Second, the wrong alleged in Schieffer's state-law claims falls outside of the scope of § 502(a)(1)(B). Schieffer is not seeking to "recover benefits due to him under the terms of his plan, to enforce his rights under the terms of the plan, or to clarify his rights to future benefits under the terms of the plan." ERISA § 502(a)(1)(B), 29 U.S.C. 1132(a)(1)(B). Prior to the remand, DM & E acknowledged as much by stating that "the arbitration that Schieffer seeks to pursue is not being brought as a means of enforcing ERISA rights because Schieffer asserts no ERISA-covered right." Doc. 23 at 13. Although Schieffer's arbitration demands make reference to DM & E's ERISA-governed plans, these references do not convert Schieffer's claims into ones for plan benefits. Schieffer's arbitration demands make reference to DM & E's ERISA-governed plans solely as a means of measuring the consideration contained in the Employment Agreement, a contract that is entirely separate from the terms of any ERISA-governed plan. In other words, Schieffer's arbitration demands are "demands under a free-standing single-employee contract that simply pegged DM & E's payment obligations to amounts that would have been due under ERISA plans..." Schieffer, 648 F.3d at 939. As such, Schieffer could not have brought his claim under § 502(a)(1)(B), and the first prong of the Davila test is not satisfied.
The question under Davila's second prong is whether "there is no other independent legal duty that is implicated by defendant's actions." 542 U.S. at 210, 124 S.Ct. 2488. If there is an independent legal duty apart from those established by ERISA or an ERISA-governed plan, a claim based on that duty is not completely preempted under § 502(a)(1)(B).
Schieffer's arbitration demand asserts that DM & E breached its obligations under the Employment Agreement to pay Schieffer, among other matters, the employee benefits described in Section 3(c) "for a period of not less than three years from the date on which the Severance Payment is paid in full." Doc. 7-1 at 19. This claim does not rely on, and is independent of, any duty under ERISA or DM & E's ERISA-governed plans. To be sure, this Court directed DM & E to file all of its ERISA-governed plans. None of DM & E's ERISA-governed plans allow a terminated employee like Schieffer to continue receiving employee benefits in the manner laid out in the Employment Agreement.
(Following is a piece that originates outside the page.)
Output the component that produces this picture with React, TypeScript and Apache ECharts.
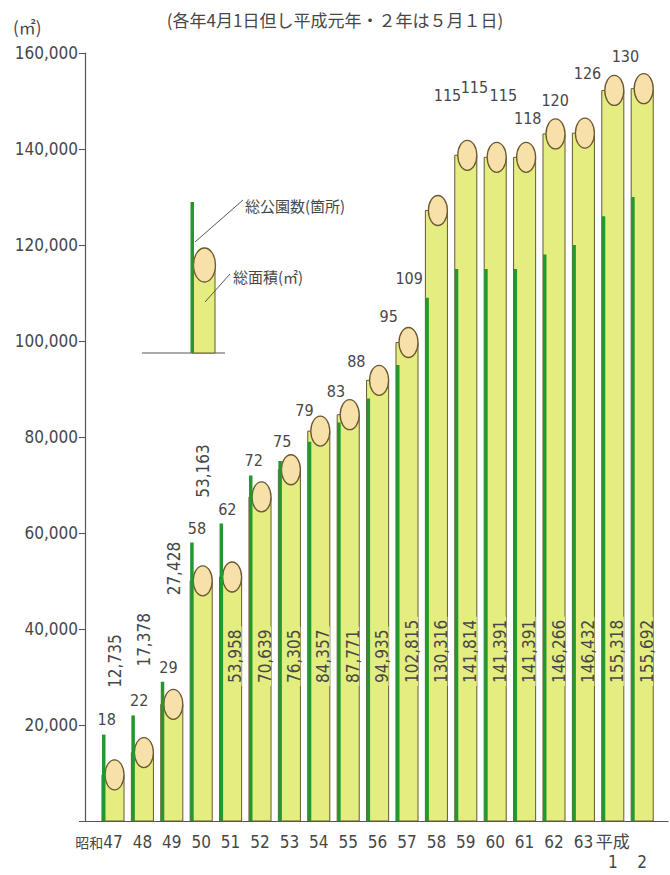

Here, Schieffer's arbitration demand does not concern any failure to provide him notice of his rights under COBRA. Instead, Section 24(a) of Schieffer's arbitration demand focuses on DM & E's three-month delay in making Schieffer's severance payment. Schieffer argues that the terms of the employment agreement required that Schieffer be kept "on the Company payroll" until DM & E had given Schieffer his severance payment. Schieffer contends that DM & E's failure to keep Schieffer on the company payroll resulted in the early triggering of the 18-month COBRA period. This is not a claim based on ERISA § 502(a)(1)(B), § 502(a)(3), or § 502(a)(2), but based on the terms of the Employment Agreement.
In short, Schieffer's claims for payments for employee benefits arise out of a separate agreement that references DM & E's
Indeed, DM & E in earlier briefing conceded that DM & E's ERISA-governed plans are not the basis or source of Schieffer's claims. DM & E maintained that "DM & E assessed [its benefit] plans and concluded that coverage could not be extended to a former employee in Schieffer's situation." Doc. 23 at 9.
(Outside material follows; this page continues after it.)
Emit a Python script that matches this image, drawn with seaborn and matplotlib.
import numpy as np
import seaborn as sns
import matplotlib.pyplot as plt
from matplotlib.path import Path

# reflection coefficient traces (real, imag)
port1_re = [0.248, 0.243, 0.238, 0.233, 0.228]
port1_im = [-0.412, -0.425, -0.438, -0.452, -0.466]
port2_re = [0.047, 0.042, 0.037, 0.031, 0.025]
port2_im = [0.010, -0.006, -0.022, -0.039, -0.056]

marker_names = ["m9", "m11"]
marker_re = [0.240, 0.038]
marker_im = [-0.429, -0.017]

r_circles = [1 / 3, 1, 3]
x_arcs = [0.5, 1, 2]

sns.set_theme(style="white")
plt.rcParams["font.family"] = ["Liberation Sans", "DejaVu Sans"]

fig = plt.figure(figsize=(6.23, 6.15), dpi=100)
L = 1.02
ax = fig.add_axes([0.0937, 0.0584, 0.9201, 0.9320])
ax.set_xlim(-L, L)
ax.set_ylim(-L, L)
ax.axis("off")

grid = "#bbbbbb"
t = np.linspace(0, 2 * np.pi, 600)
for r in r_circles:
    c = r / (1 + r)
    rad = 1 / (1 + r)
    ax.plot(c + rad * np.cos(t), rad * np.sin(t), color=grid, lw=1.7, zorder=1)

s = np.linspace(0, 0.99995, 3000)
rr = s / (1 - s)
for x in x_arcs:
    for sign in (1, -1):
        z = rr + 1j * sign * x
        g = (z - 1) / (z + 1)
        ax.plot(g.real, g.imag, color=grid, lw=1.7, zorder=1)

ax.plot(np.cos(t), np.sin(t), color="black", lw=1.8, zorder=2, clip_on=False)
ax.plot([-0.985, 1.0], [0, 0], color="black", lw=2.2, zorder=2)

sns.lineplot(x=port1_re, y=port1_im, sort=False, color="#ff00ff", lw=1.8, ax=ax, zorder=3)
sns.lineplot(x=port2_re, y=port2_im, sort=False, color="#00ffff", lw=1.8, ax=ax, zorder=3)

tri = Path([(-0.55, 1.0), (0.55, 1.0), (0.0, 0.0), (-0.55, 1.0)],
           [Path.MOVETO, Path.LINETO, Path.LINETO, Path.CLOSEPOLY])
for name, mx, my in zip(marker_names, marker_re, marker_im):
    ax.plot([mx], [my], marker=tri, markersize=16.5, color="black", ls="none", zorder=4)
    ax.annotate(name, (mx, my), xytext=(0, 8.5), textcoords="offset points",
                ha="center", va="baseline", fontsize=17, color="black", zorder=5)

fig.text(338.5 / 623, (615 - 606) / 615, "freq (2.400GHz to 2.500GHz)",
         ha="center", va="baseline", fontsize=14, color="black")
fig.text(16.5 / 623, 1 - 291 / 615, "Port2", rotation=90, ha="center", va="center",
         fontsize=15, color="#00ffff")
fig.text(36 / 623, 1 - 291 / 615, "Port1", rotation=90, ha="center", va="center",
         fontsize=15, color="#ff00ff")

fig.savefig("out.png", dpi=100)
Despite DM & E's arguments to the contrary, Johnson v. U.S. Bancorp, 387 F.3d 939 (8th Cir.2004) does not control the present case. In Johnson, the plaintiffs sued their employer in federal court, alleging a wrongful denial of benefits under ERISA and state law claims for breach of contract. Id. at 941. On appeal, the plaintiffs argued that their employer had created a "freestanding contract" by promising to pay the plaintiffs a severance payment "in accordance with" the terms of the company's ERISA plan. Id. at 942. The Eighth Circuit disagreed and found that ERISA preempted the plaintiff's breach of contract theory. Id. This case differs from Johnson in a critical respect. Unlike the employer's promise in Johnson, DM & E's promise to pay Schieffer employee benefits is not simply a promise to pay Schieffer employee benefits "in accordance with" DM & E's ERISA-governed plans. In other words, DM & E was not promising to do something that its ERISA plans obligated it to do. Instead, DM & E promised to pay Schieffer benefits in a manner not provided for in any of DM & E's ERISA plans.
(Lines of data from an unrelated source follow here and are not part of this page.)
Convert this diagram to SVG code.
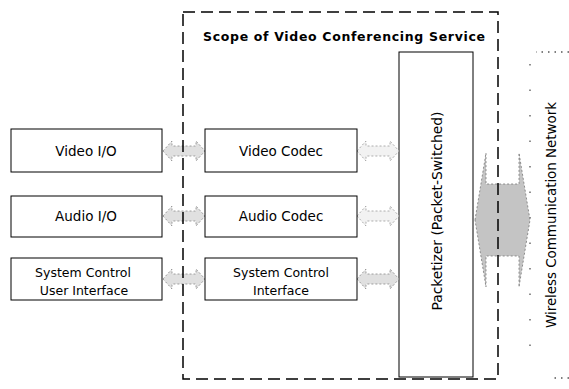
<svg xmlns="http://www.w3.org/2000/svg" xmlns:xlink="http://www.w3.org/1999/xlink" width="569" height="389" viewBox="0 0 569 389">
<style>
.box{fill:#fff;stroke:#000;stroke-width:1}
.lbl{font-family:"DejaVu Sans",Verdana,sans-serif;font-size:13.5px;fill:#000;text-anchor:middle}
.lbl2{font-family:"DejaVu Sans",Verdana,sans-serif;font-size:12.5px;fill:#000;text-anchor:middle}
.title{font-family:"DejaVu Sans",Verdana,sans-serif;font-size:12.5px;font-weight:bold;fill:#000}
.scope{fill:none;stroke:#000;stroke-width:1.5;stroke-dasharray:12 6}
.net{fill:none;stroke:#555;stroke-width:1.3;stroke-dasharray:1.5 5}
.netv{fill:none;stroke:#555;stroke-width:1.3;stroke-dasharray:1.5 24}
.arr{fill:#e0e0e0;stroke:#888;stroke-width:0.8;stroke-dasharray:2 2}
.arr2{fill:#f2f2f2;stroke:#999;stroke-width:0.8;stroke-dasharray:2 2}
.big{fill:#c4c4c4;stroke:#777;stroke-width:0.8;stroke-dasharray:2 2}
</style>
<defs>
<path id="dbl" d="M0,0 L9,-10 L9,-5 L33,-5 L33,-10 L42,0 L33,10 L33,5 L9,5 L9,10 Z"/>
</defs>
<rect width="569" height="389" fill="#fff"/>
<g id="network">
<path class="net" d="M569,52 H536"/>
<path class="netv" d="M530,64 V370"/>
<path class="net" d="M569,378 H552"/>
<text class="lbl" transform="translate(555.5,215) rotate(-90)" style="font-size:13.5px" textLength="226">Wireless Communication Network</text>
</g>
<g id="packetizer">
<rect class="box" x="399" y="52" width="74" height="325"/>
<text class="lbl" transform="translate(441.5,211) rotate(-90)" style="font-size:14px" textLength="199">Packetizer (Packet-Switched)</text>
</g>
<g id="connectors">
<use href="#dbl" class="arr" transform="translate(163,151)"/>
<use href="#dbl" class="arr" transform="translate(163,216)"/>
<use href="#dbl" class="arr" transform="translate(163,279)"/>
<use href="#dbl" class="arr2" transform="translate(357,151)"/>
<use href="#dbl" class="arr2" transform="translate(357,216)"/>
<use href="#dbl" class="arr" transform="translate(357,279)"/>
<path class="big" d="M475,220 L486,153 L486,184 L519,184 L519,153 L530,220 L519,287 L519,256 L486,256 L486,287 Z"/>
</g>
<g id="scope">
<rect class="scope" x="183" y="12" width="315" height="367"/>
<text class="title" x="203" y="41" textLength="282">Scope of Video Conferencing Service</text>
</g>
<g id="video-io">
<rect class="box" x="11" y="129" width="151" height="43"/>
<text class="lbl" x="86" y="156">Video I/O</text>
</g>
<g id="audio-io">
<rect class="box" x="11" y="196" width="151" height="41"/>
<text class="lbl" x="86" y="221">Audio I/O</text>
</g>
<g id="sysctl-ui">
<rect class="box" x="11" y="258" width="151" height="42"/>
<text class="lbl2" x="83" y="277">System Control</text>
<text class="lbl2" x="84" y="295">User Interface</text>
</g>
<g id="video-codec">
<rect class="box" x="205" y="129" width="152" height="43"/>
<text class="lbl" x="281" y="156">Video Codec</text>
</g>
<g id="audio-codec">
<rect class="box" x="205" y="196" width="152" height="41"/>
<text class="lbl" x="281" y="221">Audio Codec</text>
</g>
<g id="sysctl-if">
<rect class="box" x="205" y="258" width="152" height="42"/>
<text class="lbl2" x="281" y="277">System Control</text>
<text class="lbl2" x="281" y="295">Interface</text>
</g>
</svg>
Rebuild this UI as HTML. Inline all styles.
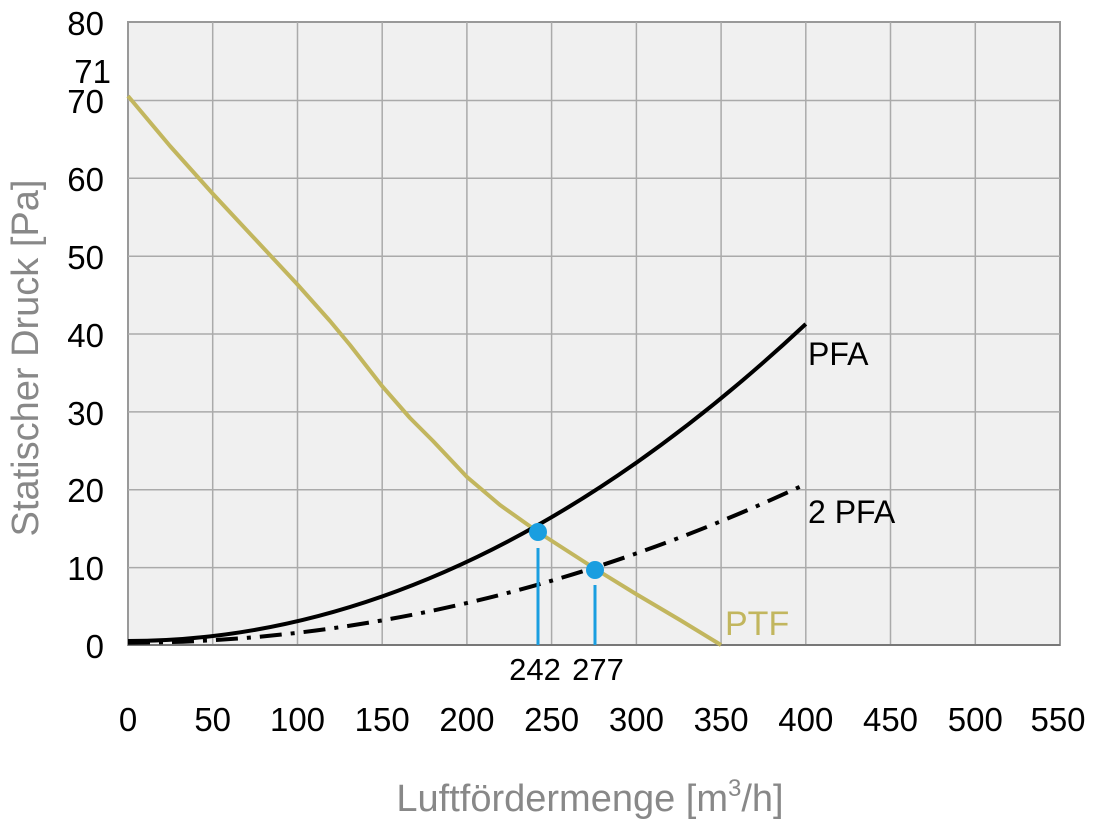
<!DOCTYPE html>
<html><head><meta charset="utf-8"><style>
html,body{margin:0;padding:0;background:#fff;}
svg{display:block;}
text{font-family:"Liberation Sans",sans-serif;}
</style></head><body>
<svg width="1093" height="824" viewBox="0 0 1093 824" xmlns="http://www.w3.org/2000/svg">
<rect x="128" y="22" width="932" height="623" fill="#f0f0f0" stroke="#999" stroke-width="2"/>
<g stroke="#aaa" stroke-width="1.5">
<line x1="212.7" y1="22" x2="212.7" y2="645"/><line x1="297.5" y1="22" x2="297.5" y2="645"/>
<line x1="382.2" y1="22" x2="382.2" y2="645"/><line x1="466.9" y1="22" x2="466.9" y2="645"/>
<line x1="551.6" y1="22" x2="551.6" y2="645"/><line x1="636.4" y1="22" x2="636.4" y2="645"/>
<line x1="721.1" y1="22" x2="721.1" y2="645"/><line x1="805.8" y1="22" x2="805.8" y2="645"/>
<line x1="890.5" y1="22" x2="890.5" y2="645"/><line x1="975.3" y1="22" x2="975.3" y2="645"/>
<line x1="128" y1="100.5" x2="1060" y2="100.5"/><line x1="128" y1="178.3" x2="1060" y2="178.3"/>
<line x1="128" y1="256.2" x2="1060" y2="256.2"/><line x1="128" y1="334" x2="1060" y2="334"/>
<line x1="128" y1="411.9" x2="1060" y2="411.9"/><line x1="128" y1="489.7" x2="1060" y2="489.7"/>
<line x1="128" y1="567.6" x2="1060" y2="567.6"/>
</g>
<line x1="128" y1="645" x2="1060" y2="645" stroke="#777" stroke-width="2"/>
<polyline fill="none" stroke="#c2b65e" stroke-width="4" stroke-linejoin="round" points="128,96 170,146 213,194 255,239 297,284 330,321 350,345 382,386 410,418 433,441 467,477 500,505 538,532 597,570 636,594 680,620 721,645"/>
<path fill="none" stroke="#000" stroke-width="4" d="M128,641 Q466.9,641 805.8,324"/>
<path fill="none" stroke="#000" stroke-width="4" stroke-dasharray="22,9,4,9" d="M128,642.7 Q466.9,642.7 805.8,484"/>
<g stroke="#1a9ee0" stroke-width="3"><line x1="538" y1="548" x2="538" y2="645"/><line x1="595" y1="585" x2="595" y2="645"/></g>
<circle cx="538" cy="532" r="9" fill="#1a9ee0"/><circle cx="595" cy="570" r="9" fill="#1a9ee0"/>
<g font-size="33" fill="#000" text-anchor="end">
<text x="104" y="35">80</text><text x="104" y="113">70</text><text x="104" y="191">60</text>
<text x="104" y="269">50</text><text x="104" y="347">40</text><text x="104" y="425">30</text>
<text x="104" y="502">20</text><text x="104" y="580">10</text><text x="104" y="658">0</text>
<text x="111" y="83">71</text>
</g>
<g font-size="33" fill="#000" text-anchor="middle">
<text x="128" y="731">0</text><text x="212.7" y="731">50</text><text x="297.5" y="731">100</text>
<text x="382.2" y="731">150</text><text x="466.9" y="731">200</text><text x="551.6" y="731">250</text>
<text x="636.4" y="731">300</text><text x="721.1" y="731">350</text><text x="805.8" y="731">400</text>
<text x="890.5" y="731">450</text><text x="975.3" y="731">500</text><text x="1058" y="731">550</text>
</g>
<g font-size="31" fill="#000" text-anchor="middle">
<text x="535" y="680">242</text><text x="598" y="680">277</text>
</g>
<text x="808" y="365" font-size="32" fill="#000">PFA</text>
<text x="808" y="523" font-size="32" fill="#000">2 PFA</text>
<text x="725" y="635" font-size="34" fill="#c2b65e">PTF</text>
<text x="590" y="811" font-size="38" fill="#888" text-anchor="middle">Luftfördermenge [m<tspan font-size="24" dy="-15">3</tspan><tspan dy="15">/h]</tspan></text>
<text transform="translate(38,358) rotate(-90)" font-size="38" fill="#888" text-anchor="middle">Statischer Druck [Pa]</text>
</svg>
</body></html>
Nor is this a situation where the Employment Agreement amended DM & E's ERISA plans. See Schieffer, 648 F.3d at 939 ("If these are demands for the payment of benefits under ERISA plans, as amended by the Employment Agreement, then to that extent all state law remedies are preempted."). The parties did not enter the Employment Agreement for purposes of amending DM & E's ERISA-governed plans. Indeed, Section 3(c) of the Employment Agreement states:
Doc. 7-1 at 18 (emphasis added). Thus, if the terms of one of DM & E's ERISA plans precluded Schieffer from participating in the plan, DM & E would simply pay Schieffer the equivalent of that plan, as it sought to do in this case, rather than amend the terms of the plan itself. Schieffer makes demands in arbitration that DM & E underpaid him under the Employment Agreement, not that the Employment Agreement somehow amended DM & E's ERISA-governed plans. Such claims belong in arbitration, consistent with the terms of the Employment Agreement.
For the reasons explained, this Court lacks federal subject matter jurisdiction over this case. Accordingly, it is hereby
ORDERED that Schieffer's Motion to Dismiss is granted and the case is dismissed.